Whilst Peter Jones’ recent acquisition of photography firm Jessops was heralded by some as a victory for the traditional British high street retailer, new figures released today by the Centre for Retail Research (CRR) have served as a bit of a slap in the face, for want of a better expression. In its report, entitled Retail Futures 2018, the CRR estimates that the total number of retail stores in the UK will fall by 22% over the next five years, from 281,930 today to 200,000 in 2018. Broken down, 19.9% of this decline specifically represents high street stores, with neighbourhood shops actually expected to feel a more marked impact. These will decline by 34,587 (-26.2%) as a result of – according to the CRR – the declining profitability of neighbourhood shopping in many areas, the unwillingness of multiple retailers to continue operating in small neighbourhoods and the move towards perceived lower prices and better availability of stores in town centres, retail parks and internet shopping.
Indeed, all of this also comes following the launch of the government’s Portas Pilots scheme, spearheaded by the much-lauded ‘Queen of the High Street’ Mary Portas, and aimed at turning around the fortunes of some of the country’s hardest-hit town centres. In spite of the scheme, according to the CRR, around 41% of town centres stand to lose 27,638 stores between now and 2018, with job losses expected to hit a rather unsettling 316,000. Moreover, it is anticipated that 164 major or medium-sized enterprises will enter administration, involving the loss of 22,600 stores and 140,000 employees. The CRR suggests that many of these companies will survive but at the cost of closing more than half their outlets.
So, what are the key drivers behind what the CRR is describing as “the looming retail crisis”? Well, one only has to take a look at the stats for online spend and operating costs to get a pretty solid idea. In addition to customers simply shunning the high street – their share of consumer spending has fallen from 50% in 2000 to a predicted 40.2% next year – the share of online retail sales is expected to rise from 12.7% (2012) to 21.5% by 2018 or the end of the decade. This will amount to the highest online retail share in the world and, given the number of transactions now carried out online, the CRR reports that retailers with a strong web offering now need just 70 high street stores to create a national presence compared to 250 in the mid 2000’s. Finally, although consumer spending has increased by 12% since 2006, it has been outstripped by retail operating costs (including rates) which have risen by 20%. And herein, we can see the crux of the problem.
Further stats reveal that store vacancy rates across the UK have increased from 5.4% in December 2008 to 14.1% in March 2013 (according to the Local Data Company), a rise of 161%. The CRR believes that without intervention, the vacancy rate could rise yet further, perhaps above 20%. And on the online front, whilst 3.7% of food sales may currently be made on the web – compared to 19.2% of non-food sales – the CRR expects all four main grocers to develop their food online offers to such an extent that the share should could rise to 9.5% by 2018.
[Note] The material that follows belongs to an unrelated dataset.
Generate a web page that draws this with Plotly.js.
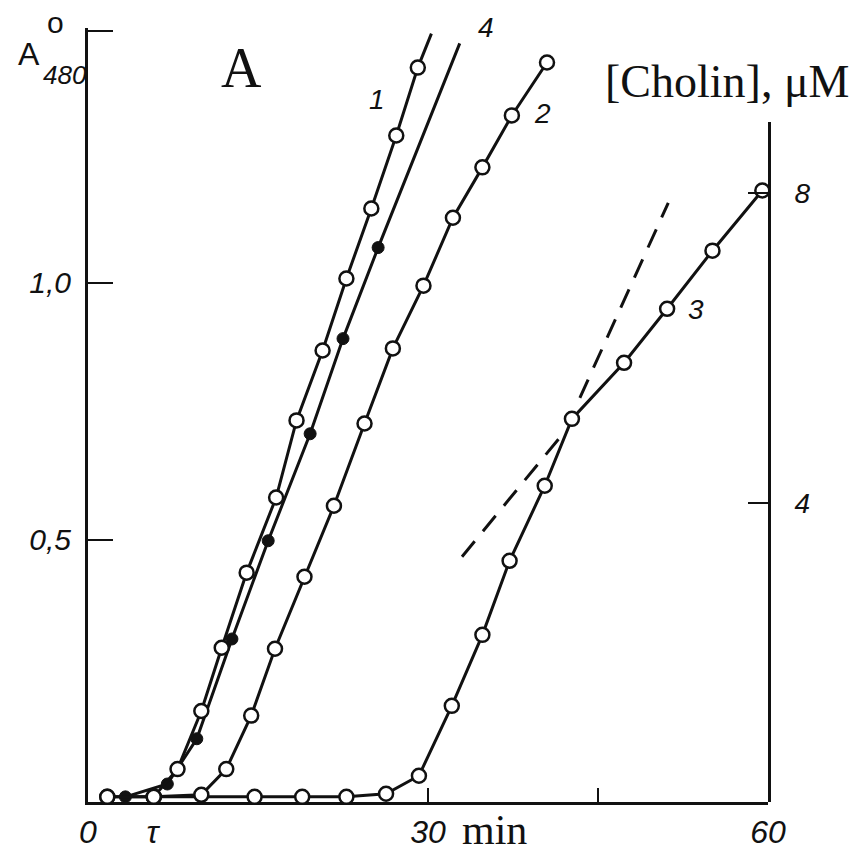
<!DOCTYPE html>
<html>
<head>
<meta charset="utf-8">
<script src="https://cdn.plot.ly/plotly-3.0.1.min.js"></script>
<style>html,body{margin:0;padding:0;background:#fff;}#chart{width:868px;height:853px;}</style>
</head>
<body>
<div id="chart"></div>
<script>
// time, min
const t1 = [1.7, 5.8, 7.9, 10.0, 11.8, 14.0, 16.6, 18.4, 20.7, 22.8, 25.0, 27.2, 29.1, 30.3];
const a1 = [0, 0, 0.054, 0.167, 0.290, 0.436, 0.582, 0.732, 0.868, 1.008, 1.144, 1.286, 1.418, 1.484];
const t4 = [3.3, 7.0, 9.6, 12.7, 15.9, 19.6, 22.5, 25.6, 32.8];
const a4 = [0, 0.025, 0.113, 0.307, 0.498, 0.706, 0.891, 1.068, 1.465];
const t2 = [5.8, 10.0, 12.2, 14.4, 16.5, 19.1, 21.7, 24.4, 26.9, 29.6, 32.2, 34.8, 37.4, 40.5];
const a2 = [0, 0.004, 0.054, 0.158, 0.288, 0.428, 0.566, 0.726, 0.872, 0.994, 1.126, 1.224, 1.325, 1.428];
const t3 = [1.7, 5.8, 14.7, 18.9, 22.8, 26.3, 29.2, 32.1, 34.8, 37.2, 40.3, 42.7, 47.3, 51.1, 55.1, 59.5];
const a3 = [0, 0, 0, 0, 0, 0.006, 0.041, 0.177, 0.315, 0.459, 0.605, 0.735, 0.844, 0.949, 1.062, 1.179];
// extrapolation (dashed) lines of curve 3
const tTan = [33.0, 42.2, null, 43.4, 51.2];
const aTan = [0.467, 0.714, null, 0.776, 1.155];
const xTickVals = [0, 5.7, 30, 45, 60];
const xTickText = ['0', 'τ', '30', '', '60'];
const yTickVals = [0.5, 1.0, 1.49];
const yTickText = ['0,5', '1,0', ''];
const y2TickVals = [4, 8];
const y2TickText = ['4', '8'];

const ink = '#111';
const lastHidden = (arr, s) => arr.map((_, i) => i === arr.length - 1 ? 0 : s);

const openM = (size) => ({symbol: 'circle', size: size, color: '#fff', opacity: 1, line: {color: ink, width: 2.5}});

const traces = [
  {x: [], y: [], xaxis: 'x', yaxis: 'y2', mode: 'markers', showlegend: false},
  {x: t3, y: a3, mode: 'lines+markers', line: {color: ink, width: 3}, marker: openM(14), cliponaxis: false},
  {x: tTan, y: aTan, mode: 'lines', connectgaps: false, line: {color: ink, width: 3, dash: '20px,13px'}},
  {x: t2, y: a2, mode: 'lines+markers', line: {color: ink, width: 3}, marker: openM(14), cliponaxis: false},
  {x: t4, y: a4, mode: 'lines+markers', line: {color: ink, width: 3}, marker: {symbol: 'circle', size: lastHidden(t4, 12), color: ink, opacity: 1, line: {color: ink, width: 1}}, cliponaxis: false},
  {x: t1, y: a1, mode: 'lines+markers', line: {color: ink, width: 3}, marker: openM(lastHidden(t1, 14)), cliponaxis: false}
];

const tickFont = {family: 'Liberation Sans, Arial, sans-serif', size: 30, color: ink, style: 'italic'};
const labFont = {family: 'Liberation Sans, Arial, sans-serif', size: 28, color: ink, style: 'italic'};
const serif = {family: 'Liberation Serif, Times New Roman, serif', size: 46, color: ink};
const P = {xref: 'paper', yref: 'paper', showarrow: false, xanchor: 'center', yanchor: 'middle'};

const layout = {
  width: 868, height: 853,
  margin: {l: 88, r: 100, t: 28, b: 51},
  paper_bgcolor: '#fff', plot_bgcolor: 'rgba(0,0,0,0)',
  showlegend: false,
  xaxis: {
    range: [0, 60], showgrid: false, zeroline: false,
    showline: true, linecolor: ink, linewidth: 3, layer: 'below traces',
    ticks: 'inside', ticklen: 14, tickwidth: 2, tickcolor: ink,
    tickmode: 'array', tickvals: xTickVals, ticktext: xTickText,
    tickfont: {family: 'Liberation Sans, Arial, sans-serif', size: 32, color: ink, style: 'italic'},
    ticklabelstandoff: 0
  },
  yaxis: {
    range: [-0.01, 1.495], showgrid: false, zeroline: false,
    showline: true, linecolor: ink, linewidth: 3, layer: 'below traces',
    ticks: 'inside', ticklen: 25, tickwidth: 2, tickcolor: ink,
    tickmode: 'array', tickvals: yTickVals, ticktext: yTickText,
    tickfont: tickFont, ticklabelstandoff: 8
  },
  yaxis2: {
    anchor: 'x', side: 'right', domain: [0, 0.8785],
    range: [0.147, 8.916], showgrid: false, zeroline: false,
    showline: true, linecolor: ink, linewidth: 3,
    ticks: 'inside', ticklen: 20, tickwidth: 2, tickcolor: ink,
    tickmode: 'array', tickvals: y2TickVals, ticktext: y2TickText,
    tickfont: labFont, ticklabelstandoff: 18
  },
  annotations: [
    Object.assign({x: 0.425, y: 0.907, text: '1', font: labFont}, P),
    Object.assign({x: 0.585, y: 1.001, text: '4', font: labFont}, P),
    Object.assign({x: 0.669, y: 0.889, text: '2', font: labFont}, P),
    Object.assign({x: 0.894, y: 0.636, text: '3', font: labFont}, P),
    Object.assign({x: 0.226, y: 0.948, text: 'A', font: {family: 'Liberation Serif, serif', size: 56, color: ink}}, P),
    Object.assign({x: 0.940, y: 0.931, text: '[Cholin], μM', font: serif}, P),
    Object.assign({x: 0.5985, y: -0.036, text: 'min', font: {family: 'Liberation Serif, Times New Roman, serif', size: 42, color: ink}}, P),
    Object.assign({x: -0.0868, y: 0.9664, text: 'A', font: {family: 'Liberation Sans, Arial, sans-serif', size: 32, color: ink}}, P),
    Object.assign({x: -0.0338, y: 0.9393, text: '480', font: {family: 'Liberation Sans Narrow, Liberation Sans, sans-serif', size: 26, color: ink, style: 'italic'}}, P),
    Object.assign({x: -0.0485, y: 1.0065, text: 'o', font: {family: 'Liberation Sans, Arial, sans-serif', size: 30, color: ink}}, P)
  ]
};

Plotly.newPlot('chart', traces, layout, {displayModeBar: false, staticPlot: true});
</script>
</body>
</html>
And what therefore is the CRR recommending as a means to revitalise our struggling high streets? Perhaps unsurprisingly, a rather sizeable injection of capital is top of the agenda. It believes that a £320m pump-priming fund will help turn failing and empty shops into good residential accommodation, create more service/entertainment/leisure outlets, and/or provide offices, doctor’s surgeries, classrooms/meeting rooms or other facilities for which there may be a local demand.
It appears then that we will have to get used to a very different-looking high street in the future. However, we are sure this is something our budding start-ups and aspiring entrepreneurs have clocked on to already, and we hope and anticipate that will play a positive part in its regeneration going forward.